К этому времени я уже устала бояться и вздрагивать от каждого шороха, и думала лишь о том, чтобы поскорее найти этого парня и покончить с экскурсией, на которую никогда бы не подписалась при иных обстоятельствах.
— Там кто-то лежит! — эхом прозвучали слова Бредина. Он отпустил мою руку и направился к проему между колоннами у самой стены.
Японец лежал прямо на плите с эпитафией для некого Лоретти. Часть надписи, сделанную на сером камне выхватил свет моего фонаря. Сам парень лежал на боку, и, когда мы его перевернули, то увидели кровь на его виске и выступе мемориальной плиты, что служила ему постелью последние несколько часов.
— Он дышит. — Бредин низко склонился к японцу, и тот тихо застонал.
— Higashi-kun, kikoemasu ka?! Sore wa watashidesu!
Где-то позади нас, за стенами кладбища, послышался звук сирены. Охранник сообщил по рации о том, куда следовало проводить врачей, и я ощутила настоящее облегчение.
Рина поехала со своим парнем в машине скорой помощи, а мы с Брединым ждали свое такси у центрального входа.
— Это был безумный понедельник, — пробормотала я, борясь с зевотой.

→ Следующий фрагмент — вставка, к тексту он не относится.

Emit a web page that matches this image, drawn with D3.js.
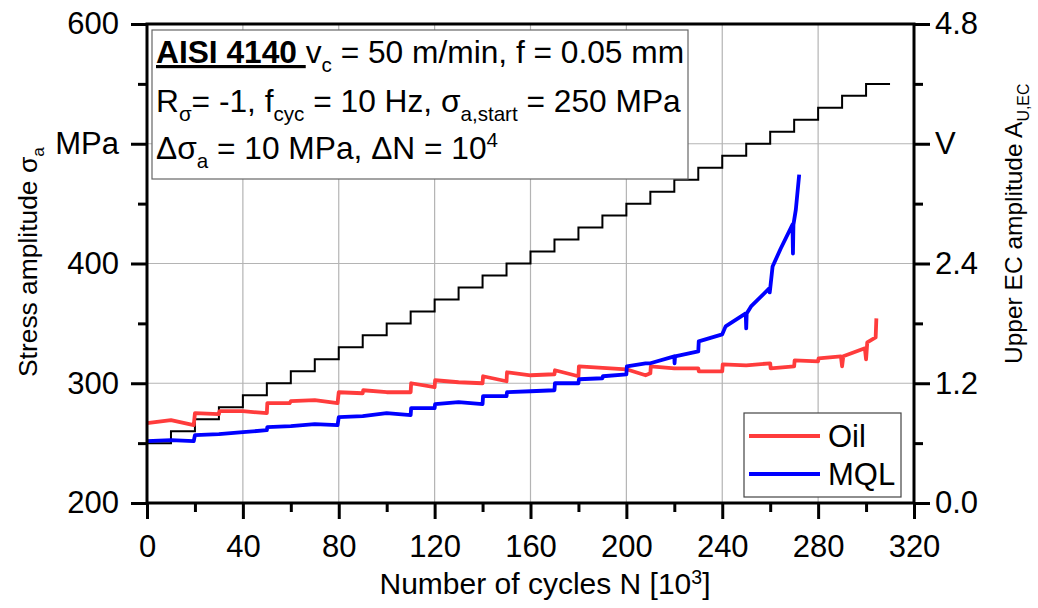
<!DOCTYPE html>
<html lang="en">
<head>
<meta charset="UTF-8">
<title>AISI 4140 stress amplitude and EC amplitude</title>
<script src="https://d3js.org/d3.v7.min.js"></script>
<style>
  body { margin: 0; background: #fff; }
  text { font-family: "Liberation Sans", Arial, sans-serif; fill: #000; }
</style>
</head>
<body>
<svg id="chart" width="1038" height="608"></svg>
<script>
// stress steps: 250 MPa start, +10 MPa every 10^4 cycles
const stepN = [0, 10, 20, 30, 40, 50, 60, 70, 80, 90, 100, 110, 120, 130, 140, 150,
               160, 170, 180, 190, 200, 210, 220, 230, 240, 250, 260, 270, 280, 290, 300, 310];
const stepStress = [250, 260, 270, 280, 290, 300, 310, 320, 330, 340, 350, 360, 370, 380, 390, 400,
                    410, 420, 430, 440, 450, 460, 470, 480, 490, 500, 510, 520, 530, 540, 550, 550];

// upper EC amplitude (V)
const oilN = [0, 10, 19.5, 20, 30, 30.2, 40, 50, 50.2, 59.5, 60, 70, 79.5, 80, 90, 90.2, 100, 110,
              110.2, 120, 120.2, 130, 140, 140.2, 150, 150.2, 160, 170, 170.2, 180, 180.2, 200, 208,
              210, 210.2, 220, 230, 230.2, 240, 240.2, 250, 260, 260.2, 270, 270.2, 280, 280.2, 289.5,
              290, 290.5, 299.5, 300, 300.5, 304, 304.3];
const oilV = [0.80, 0.83, 0.78, 0.90, 0.89, 0.92, 0.92, 0.90, 1.00, 1.00, 1.02, 1.03, 1.00, 1.11, 1.10, 1.13, 1.11, 1.11,
              1.20, 1.16, 1.23, 1.21, 1.20, 1.27, 1.22, 1.31, 1.28, 1.29, 1.33, 1.27, 1.37, 1.34, 1.28,
              1.30, 1.37, 1.35, 1.35, 1.32, 1.32, 1.39, 1.38, 1.40, 1.35, 1.37, 1.43, 1.42, 1.45, 1.47,
              1.37, 1.47, 1.55, 1.44, 1.61, 1.66, 1.85];

const mqlN = [0, 10, 19.5, 20, 30, 40, 50, 50.2, 60, 70, 79.5, 80, 90, 100, 110, 110.2, 120, 120.2, 130,
              140, 140.2, 150, 150.2, 160, 170, 170.2, 180, 180.2, 190, 190.2, 200, 200.2, 208, 210, 220,
              220.1, 220.3, 230, 230.2, 240, 241.4, 249.8, 250, 250.2, 252, 259.6, 259.8, 260, 261, 264.4,
              269.3, 269.5, 269.7, 270.7, 272.1];
const mqlV = [0.62, 0.63, 0.62, 0.68, 0.69, 0.71, 0.73, 0.76, 0.77, 0.79, 0.78, 0.86, 0.87, 0.90, 0.88, 0.95, 0.95, 0.99, 1.01,
              0.99, 1.07, 1.07, 1.11, 1.12, 1.13, 1.20, 1.20, 1.24, 1.25, 1.27, 1.29, 1.37, 1.40, 1.40, 1.47,
              1.40, 1.47, 1.52, 1.62, 1.69, 1.77, 1.90, 1.75, 1.90, 1.97, 2.15, 2.11, 2.15, 2.37, 2.55,
              2.79, 2.50, 2.79, 2.94, 3.29];

const xTicks = [0, 40, 80, 120, 160, 200, 240, 280, 320];
const xMinor = [20, 60, 100, 140, 180, 220, 260, 300];
const yLeftTicks = [200, 300, 400, 500, 600];
const yLeftMinor = [250, 350, 450, 550];
const yRightTicks = [0, 1.2, 2.4, 3.6, 4.8];
const yRightMinor = [0.6, 1.8, 3.0, 4.2];

const L = 147, R = 914, T = 24, B = 503;
const svg = d3.select("#chart");

const x = d3.scaleLinear().domain([0, 320]).range([L, R]);
const yL = d3.scaleLinear().domain([200, 600]).range([B, T]);
const yR = d3.scaleLinear().domain([0, 4.8]).range([B, T]);

// grid
svg.append("g").selectAll("line").data(xTicks.slice(1, -1)).enter().append("line")
  .attr("x1", d => x(d)).attr("x2", d => x(d)).attr("y1", T).attr("y2", B)
  .attr("stroke", "#b4b4b4").attr("stroke-width", 1.2);
svg.append("g").selectAll("line").data(yLeftTicks.slice(1, -1)).enter().append("line")
  .attr("x1", L).attr("x2", R).attr("y1", d => yL(d)).attr("y2", d => yL(d))
  .attr("stroke", "#b4b4b4").attr("stroke-width", 1.2);

// stress staircase
svg.append("path")
  .datum(stepN.map((n, i) => [n, stepStress[i]]))
  .attr("fill", "none").attr("stroke", "#000").attr("stroke-width", 2)
  .attr("d", d3.line().x(d => x(d[0])).y(d => yL(d[1])).curve(d3.curveStepAfter));

const vLine = d3.line().x(d => x(d[0])).y(d => yR(d[1]));
svg.append("path")
  .datum(oilN.map((n, i) => [n, oilV[i]]))
  .attr("fill", "none").attr("stroke", "#ff3c3c").attr("stroke-width", 3.8)
  .attr("stroke-linejoin", "round").attr("d", vLine);
svg.append("path")
  .datum(mqlN.map((n, i) => [n, mqlV[i]]))
  .attr("fill", "none").attr("stroke", "#0000ff").attr("stroke-width", 3.8)
  .attr("stroke-linejoin", "round").attr("d", vLine);

// rich text helper: parts = [[string, kind]]
function rich(g, px, py, size, parts, supRise = 0.38) {
  const t = g.append("text").attr("x", px).attr("y", py).attr("font-size", size);
  let shift = 0;
  parts.forEach(([s, k]) => {
    const target = k === "sub" ? size * 0.28 : k === "sup" ? -size * supRise : 0;
    const ts = t.append("tspan").attr("dy", target - shift).text(s);
    shift = target;
    if (k === "sub" || k === "sup") ts.attr("font-size", size * 0.65);
    if (k === "b") ts.attr("font-weight", "bold").attr("text-decoration", "underline");
  });
  return t;
}

// info box
const box = svg.append("g");
box.append("rect").attr("x", 152).attr("y", 30).attr("width", 536).attr("height", 149)
  .attr("fill", "#fff").attr("stroke", "#666").attr("stroke-width", 1.2);
rich(box, 156, 63, 31.7, [["AISI 4140 ", "b"], ["v", "n"], ["c", "sub"], [" = 50 m/min, f = 0.05 mm", "n"]]);
rich(box, 156, 112, 31.7, [["R", "n"], ["σ", "sub"], ["= -1, f", "n"], ["cyc", "sub"],
  [" = 10 Hz, σ", "n"], ["a,start", "sub"], [" = 250 MPa", "n"]]);
rich(box, 156, 159, 31.7, [["Δσ", "n"], ["a", "sub"], [" = 10 MPa, ΔN = 10", "n"], ["4", "sup"]]);

// axes
function styleAxis(g) {
  g.select(".domain").remove();
  g.selectAll(".tick line").attr("stroke", "#000").attr("stroke-width", 3);
  g.selectAll(".tick text").attr("font-size", 31).attr("font-family", "Liberation Sans, Arial, sans-serif");
}
svg.append("g").attr("transform", `translate(0,${B})`)
  .call(d3.axisBottom(x).tickValues(xTicks).tickSize(16).tickPadding(16)).call(styleAxis);
svg.append("g").attr("transform", `translate(0,${B})`)
  .call(d3.axisBottom(x).tickValues(xMinor).tickSize(9).tickFormat("")).call(styleAxis);
svg.append("g").attr("transform", `translate(${L},0)`)
  .call(d3.axisLeft(yL).tickValues(yLeftTicks).tickSize(16).tickPadding(12)
    .tickFormat(d => d === 500 ? "MPa" : d)).call(styleAxis);
svg.append("g").attr("transform", `translate(${L},0)`)
  .call(d3.axisLeft(yL).tickValues(yLeftMinor).tickSize(9).tickFormat("")).call(styleAxis);
svg.append("g").attr("transform", `translate(${R},0)`)
  .call(d3.axisRight(yR).tickValues(yRightTicks).tickSize(16).tickPadding(5)
    .tickFormat(d => d === 3.6 ? "V" : d3.format(".1f")(d))).call(styleAxis);
svg.append("g").attr("transform", `translate(${R},0)`)
  .call(d3.axisRight(yR).tickValues(yRightMinor).tickSize(9).tickFormat("")).call(styleAxis);

// frame
svg.append("rect").attr("x", L).attr("y", T).attr("width", R - L).attr("height", B - T)
  .attr("fill", "none").attr("stroke", "#000").attr("stroke-width", 3);

// axis titles
rich(svg, 545, 594, 30, [["Number of cycles N [10", "n"], ["3", "sup"], ["]", "n"]], 0.32)
  .attr("text-anchor", "middle");
rich(svg, 0, 0, 26.4, [["Stress amplitude σ", "n"], ["a", "sub"]])
  .attr("transform", "translate(37,377) rotate(-90)");
rich(svg, 0, 0, 24.5, [["Upper EC amplitude A", "n"], ["U,EC", "sub"]])
  .attr("transform", "translate(1022,364) rotate(-90)");

// legend
const leg = svg.append("g");
leg.append("rect").attr("x", 744).attr("y", 413).attr("width", 157).attr("height", 84)
  .attr("fill", "#fff").attr("stroke", "#444").attr("stroke-width", 1.2);
[["Oil", "#ff3c3c", 436], ["MQL", "#0000ff", 474]].forEach(([name, col, ly]) => {
  leg.append("line").attr("x1", 749).attr("x2", 820).attr("y1", ly).attr("y2", ly)
    .attr("stroke", col).attr("stroke-width", 3.8);
  leg.append("text").attr("x", 828).attr("y", ly + 11).attr("font-size", 31).text(name);
});
</script>
</body>
</html>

— Я бы не возражал против того, чтобы пережить его снова. Главное, чтоб с тем парнем, все было в порядке. — Бредин протиснул руки между моими, которые я держала в карманах чёрной куртки, и притянул к себе. — А ты смелая, Котова. Не каждая девчонка пошла бы на кладбище ночью.
— Это вообще-то не очень смешно. Я начинаю думать, что схожу с ума, — пробубнила ему в плечо.
— Когда ты рядом, со мной происходит то же самое, — он тихо засмеялся. — Но этот день я тоже не забуду… И я готов ждать столько, сколько потребуется. Только дай знать, когда вытравишь всех своих тараканов.
— Ага. Надейся и жди. Это очень живучий вид, поэтому у тебя нет шансов, Бредин.
— Ты так не думаешь, — уверенно произнес он.
Можно было возмутиться и наехать на него за то, что тот много себе позволяет, но в этом уже совершенно не было логики.
Поэтому, стуча зубами после визита в ледяную ванную комнату, где какой-то эскимос несколько часов подряд делал сквозное проветривание, я даже не сильно удивилась, когда в кровати ко мне присоединился Бредин.
— Слушай, я… — устало промямлила и, глубоко вздохнув, закрыла глаза.
У меня не было сил даже сформулировать свою противоречивую мысль. Я вновь желала, чтобы он убирался прочь и никуда не уходил.
Парень положил ладонь на бедро, провел ею вдоль бока и, прижавшись ко мне всем телом, с тяжёлым вздохом целомудренно коснулся губами моей щеки. В его действиях тоже хватало противоречий.
— Давай спать. Завтра тебя ждёт очередное сражение.
— С кем? — сонно пробормотала, чувствуя, как проваливаюсь в сон.
— С самой собой конечно, — прошептал Бредин, поглаживая мой затылок.
Глава 13. Японское карри и анатомия чувств
Мой первый итальянский понедельник задал характер всей последующей неделе. Я окончательно слетела с катушек… Впрочем, обо всем по порядку.
Наша с Брединым пьянка и ночная вылазка на кладбище привела к тому, что во вторник я мечтала лишь об одном — выспаться. Но судьба в лице моего куратора Жанны Бернардовны уготовила мне очередной насыщенный день. После лекций она позвонила и пригласила на новую экскурсию. Ну… как пригласила. Сказала, что через час ждёт меня на пьяццо Гальвани в старом здании Университета, и велела прихватить с собой Бредина. Мозги работали вполсилы, и на свою беду я не смогла вовремя придумать убедительной отмазки, чтобы никуда не идти. Поэтому пришлось звонить парню. Тот, как назло, был бодр и весел, и с большим энтузиазмом воспринял мои слова. Ещё бы…
Возле здания Архигимназии меня поджидали четверо: Жанна, Дарья, Бредин и незнакомец. Это был мужчина лет сорока, возможно меньше, высокий курчавый брюнет с зелёными глазами и аккуратной растительностью на лице. Нового знакомого Жанны Бернардовны и доктора исторических наук старейшего вуза Европы представили мне, как профессора Марчелло Лоретти.
Дарья держалась с привычным отчуждением. Несколько раз я ощутила на себе ее цепкий холодный взгляд. Временами она пялилась на Бредина, а тот — на меня. Так мы оказались в огромном помещении Анатомического театра.